What exactly does this mean? What actions should we take? Where do we start?  After reading the numerous advisory notices posted over the past couple of weeks, getting started down a path towards actually applying this information to your environment can feel a bit overwhelming. And taking that first step, if you don’t exactly know what the road looks like, can be stressful.

Not to worry – we can call upon one of our favorite industry terms: Actionable Intelligence.

We need to take the general advice being given and expand on it, so we can do something with it.  The best place to begin when interpreting the CISA advisory (and, indeed, most other general security advisories) is to start with the basics and build a plan of action from there. Once we break the environment down into broad categories, and then break those categories down into smaller areas of focus, we’ll have the framework we need to build an action plan.

Below is high-level guidance on areas to consider, as you review the advisory and your overall security posture. This is not an exhaustive list, but it calls out critical areas we feel organizations should be focused on:

Incident Response Handling

Develop an Incident Response Plan

When creating and maintaining an Incident Response plan, include your security and IT teams as well as senior business leadership to ensure familiarity with how your organization will manage a major incident.  Both NIST and SANS have standardized frameworks for the Incident Response Handling workflow, which is summarized in the steps below with some high-level examples:

  • Preparation
    • Assemble teams, analyze risk, categorize assets, implement controls, adopt lessons learned, develop a communications plan
  • Identification (Detection & Analysis)
    • View and analyze anomaly logs, track down sources, identify breach ingress/egress points, implement a communications plan
  • Containment
    • Implement DEFCON segmentation controls, quarantine the impacted endpoints and infrastructure
  • Eradication
    • Remove malicious data, block identified source entry/exit points
  • Recovery
    • Verify backups, assess recovery time, assess impact and damage, restore systems from backup
  • Lessons Learned
    • Produce RCA, analyze and improve security controls, assess the efficacy of IRH procedures and compile new lessons learned, implement a communications plan

Incident Response Handling References:

Having an action plan in place will reduce your need to pivot during times of crisis, ensure your strategy is aligned to the highest cybersecurity standards, and significantly improve the availability and integrity of your data and services.

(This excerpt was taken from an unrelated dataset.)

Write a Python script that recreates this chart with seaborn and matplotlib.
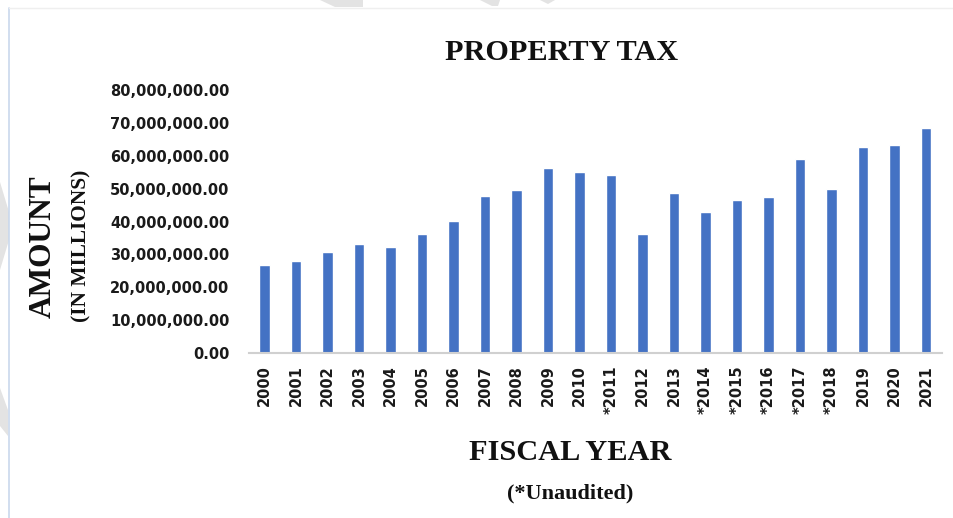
import matplotlib
matplotlib.use("Agg")
import matplotlib.pyplot as plt
from matplotlib.patches import Polygon
from matplotlib.lines import Line2D
from matplotlib.ticker import FuncFormatter
import seaborn as sns
import pandas as pd

# Fiscal years (asterisk marks unaudited years)
years = ["2000", "2001", "2002", "2003", "2004", "2005", "2006", "2007",
         "2008", "2009", "2010", "*2011", "2012", "2013", "*2014", "*2015",
         "*2016", "*2017", "*2018", "2019", "2020", "2021"]

# Property tax collected per fiscal year
amounts = [26.7e6, 28.0e6, 30.8e6, 33.3e6, 32.3e6, 36.3e6, 40.1e6, 47.8e6,
           49.5e6, 56.4e6, 55.0e6, 54.0e6, 36.2e6, 48.6e6, 42.8e6, 46.6e6,
           47.5e6, 59.1e6, 49.8e6, 62.8e6, 63.3e6, 68.4e6]

y_ticks = [0, 10e6, 20e6, 30e6, 40e6, 50e6, 60e6, 70e6, 80e6]

df = pd.DataFrame({"year": years, "amount": amounts})

sns.set_theme(style="white")
W, H = 954, 518
fig = plt.figure(figsize=(W / 100, H / 100), dpi=100)
fig.patch.set_facecolor("white")

# page decorations: faint grey fragments and the page border
grey = "#E3E3E3"
shapes = [
    [(320, 0), (363, 0), (363, 7), (335, 7)],
    [(480, 0), (500, 0), (498, 6), (492, 6)],
    [(540, 0), (555, 0), (548, 4)],
    [(0, 182), (9, 212), (9, 240), (0, 270)],
    [(0, 388), (8, 410), (8, 436), (0, 426)],
]
for pts in shapes:
    fig.patches.append(Polygon([(x / W, 1 - y / H) for x, y in pts],
                               closed=True, transform=fig.transFigure,
                               facecolor=grey, edgecolor="none", zorder=0))
fig.add_artist(Line2D([9 / W, 9 / W], [0, 1 - 8 / H], transform=fig.transFigure,
                      color="#C9D8EC", lw=1.2))
fig.add_artist(Line2D([9 / W, 1], [1 - 8 / H, 1 - 8 / H], transform=fig.transFigure,
                      color="#EFEFEF", lw=1.0))

left, right, y0, y80 = 248.75, 941.75, 353, 90
ax = fig.add_axes([left / W, 1 - y0 / H, (right - left) / W, (y0 - y80) / H])
ax.set_facecolor("none")

sns.barplot(data=df, x="year", y="amount", color="#4472C4", width=0.32,
            saturation=1, ax=ax)

ax.set_ylim(0, 80e6)
ax.set_xlim(-0.5, len(years) - 0.5)
ax.set_yticks(y_ticks)
ax.yaxis.set_major_formatter(FuncFormatter(lambda v, p: f"{v:,.2f}"))
ax.set_xlabel("")
ax.set_ylabel("")

for s in ["top", "right", "left"]:
    ax.spines[s].set_visible(False)
ax.spines["bottom"].set_color("#D0D0D0")
ax.spines["bottom"].set_linewidth(1.5)

ax.tick_params(axis="x", length=0, pad=9, labelsize=10.5, labelrotation=90)
ax.tick_params(axis="y", length=0, pad=14, labelsize=10.5)
for lab in ax.get_xticklabels() + ax.get_yticklabels():
    lab.set_fontfamily("DejaVu Sans")
    lab.set_fontweight("bold")
    lab.set_color("#1A1A1A")

serif = ["Liberation Serif", "DejaVu Serif"]
fig.text(562 / W, 1 - 52 / H, "PROPERTY TAX", family=serif, weight="bold",
         fontsize=21.8, ha="center", va="center", color="#111111")
fig.text(43 / W, 1 - 247 / H, "AMOUNT", family=serif, weight="bold",
         fontsize=22.6, rotation=90, ha="center", va="center", color="#111111")
fig.text(81 / W, 1 - 246 / H, "(IN MILLIONS)", family=serif, weight="bold",
         fontsize=15.4, rotation=90, ha="center", va="center", color="#111111")
fig.text(570 / W, 1 - 453 / H, "FISCAL YEAR", family=serif, weight="bold",
         fontsize=21.9, ha="center", va="center", color="#111111")
fig.text(570 / W, 1 - 493 / H, "(*Unaudited)", family=serif, weight="bold",
         fontsize=16, ha="center", va="center", color="#111111")

fig.savefig("out.png", dpi=100)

Incident response handling is a time-consuming process, requiring detailed operational analysis, full-time staff, and ongoing adjustments.  Leveraging a Managed Detection and Response solution may be considered to reduce operational overhead and accelerate response times.  You can also check out the free Aqueduct Ransomware Playbook (2022 edition coming soon) for more information on what to do before, during, and after a cybersecurity incident.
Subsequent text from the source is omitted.